*WHAT YOU HAVE TO DO*.
Reproduce exactly the lines below, from the first one through the line containing "const yTicks: number[]", and omit any pictures.

----- GIVEN DATA

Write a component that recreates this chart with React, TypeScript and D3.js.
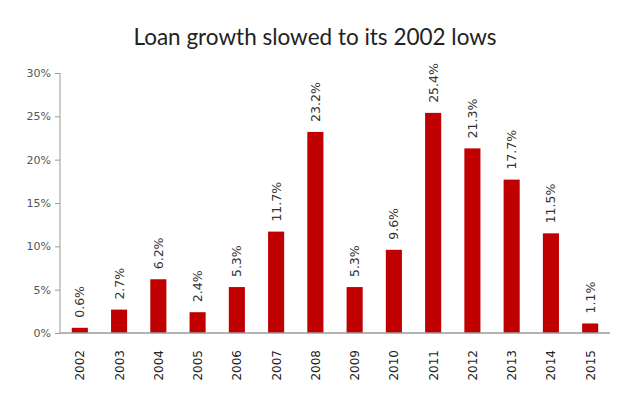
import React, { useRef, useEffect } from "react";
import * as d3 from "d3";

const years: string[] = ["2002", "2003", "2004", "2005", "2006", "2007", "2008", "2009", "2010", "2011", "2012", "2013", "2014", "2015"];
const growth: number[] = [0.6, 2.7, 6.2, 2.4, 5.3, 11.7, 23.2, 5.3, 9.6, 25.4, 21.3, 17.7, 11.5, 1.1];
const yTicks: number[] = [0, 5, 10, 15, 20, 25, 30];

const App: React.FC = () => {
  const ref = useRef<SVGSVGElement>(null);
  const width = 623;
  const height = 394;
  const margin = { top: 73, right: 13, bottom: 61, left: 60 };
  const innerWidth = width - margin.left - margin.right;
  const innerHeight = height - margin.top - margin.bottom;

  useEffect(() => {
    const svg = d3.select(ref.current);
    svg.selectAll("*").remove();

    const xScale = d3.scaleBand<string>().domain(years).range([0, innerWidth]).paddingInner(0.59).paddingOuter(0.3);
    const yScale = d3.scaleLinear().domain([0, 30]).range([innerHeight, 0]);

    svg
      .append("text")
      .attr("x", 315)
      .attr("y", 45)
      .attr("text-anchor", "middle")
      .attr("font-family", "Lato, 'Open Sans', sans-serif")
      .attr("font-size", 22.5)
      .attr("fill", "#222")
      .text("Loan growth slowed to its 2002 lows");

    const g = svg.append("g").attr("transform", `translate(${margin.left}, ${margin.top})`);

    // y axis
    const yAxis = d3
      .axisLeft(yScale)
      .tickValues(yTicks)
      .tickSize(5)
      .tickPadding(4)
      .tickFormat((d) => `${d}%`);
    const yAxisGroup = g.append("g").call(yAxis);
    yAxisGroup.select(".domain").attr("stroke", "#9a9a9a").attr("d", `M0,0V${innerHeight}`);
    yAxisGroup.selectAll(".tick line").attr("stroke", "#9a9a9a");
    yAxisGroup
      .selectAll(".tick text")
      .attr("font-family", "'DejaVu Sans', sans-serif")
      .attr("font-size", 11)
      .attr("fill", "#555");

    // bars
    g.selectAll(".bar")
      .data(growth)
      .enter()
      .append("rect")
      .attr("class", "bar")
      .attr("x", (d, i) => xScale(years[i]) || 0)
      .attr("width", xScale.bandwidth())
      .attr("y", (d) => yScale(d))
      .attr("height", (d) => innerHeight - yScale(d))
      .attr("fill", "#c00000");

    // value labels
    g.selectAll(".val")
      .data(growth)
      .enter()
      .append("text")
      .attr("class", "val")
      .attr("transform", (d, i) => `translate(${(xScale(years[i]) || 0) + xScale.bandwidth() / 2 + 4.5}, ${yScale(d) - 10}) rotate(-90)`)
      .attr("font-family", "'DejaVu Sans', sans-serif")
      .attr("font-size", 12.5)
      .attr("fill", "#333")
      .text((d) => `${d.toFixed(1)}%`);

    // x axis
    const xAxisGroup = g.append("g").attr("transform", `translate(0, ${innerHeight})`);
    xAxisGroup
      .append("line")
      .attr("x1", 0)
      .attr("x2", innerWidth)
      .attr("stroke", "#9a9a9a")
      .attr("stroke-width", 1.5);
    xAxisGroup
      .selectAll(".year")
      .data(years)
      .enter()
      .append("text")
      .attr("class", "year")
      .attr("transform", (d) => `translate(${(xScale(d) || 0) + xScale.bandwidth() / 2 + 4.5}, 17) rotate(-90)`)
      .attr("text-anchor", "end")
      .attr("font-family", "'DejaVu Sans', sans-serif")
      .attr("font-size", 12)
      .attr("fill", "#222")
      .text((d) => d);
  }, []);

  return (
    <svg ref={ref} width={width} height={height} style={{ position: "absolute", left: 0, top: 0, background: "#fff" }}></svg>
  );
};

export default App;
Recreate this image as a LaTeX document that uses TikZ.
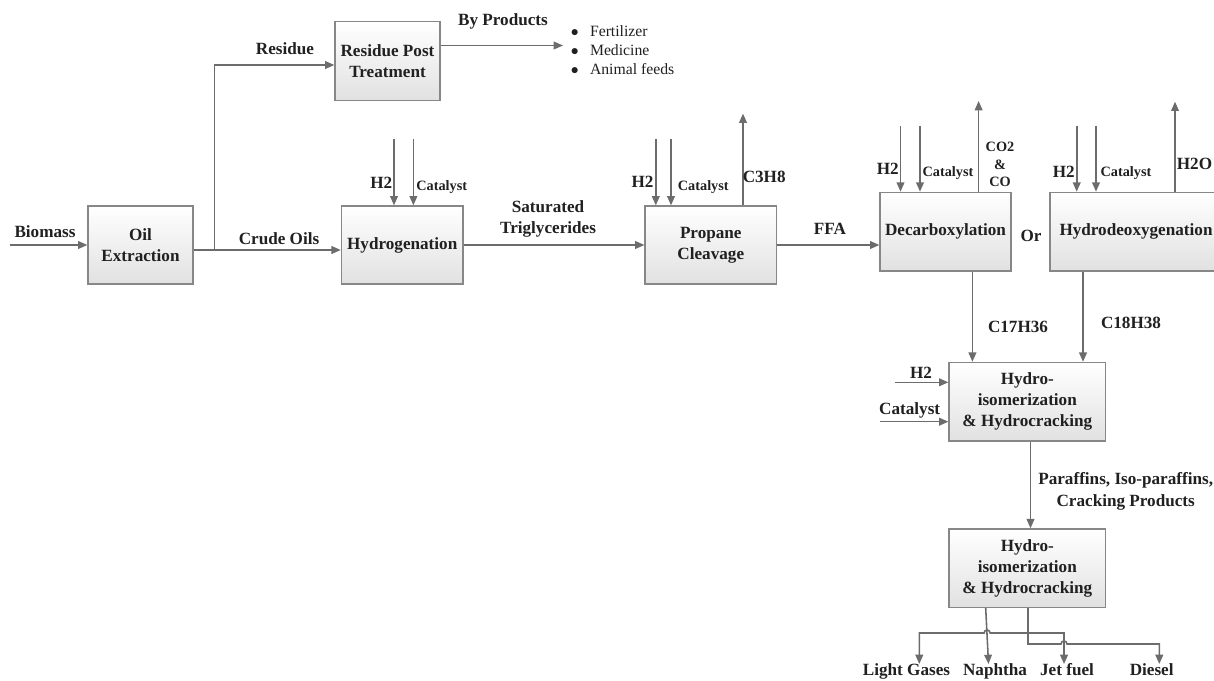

----------

*TASK RESPONSE*.
Write a component that recreates this chart with React, TypeScript and D3.js.
import React, { useRef, useEffect } from "react";
import * as d3 from "d3";

const years: string[] = ["2002", "2003", "2004", "2005", "2006", "2007", "2008", "2009", "2010", "2011", "2012", "2013", "2014", "2015"];
const growth: number[] = [0.6, 2.7, 6.2, 2.4, 5.3, 11.7, 23.2, 5.3, 9.6, 25.4, 21.3, 17.7, 11.5, 1.1];
const yTicks: number[] = [0, 5, 10, 15, 20, 25, 30];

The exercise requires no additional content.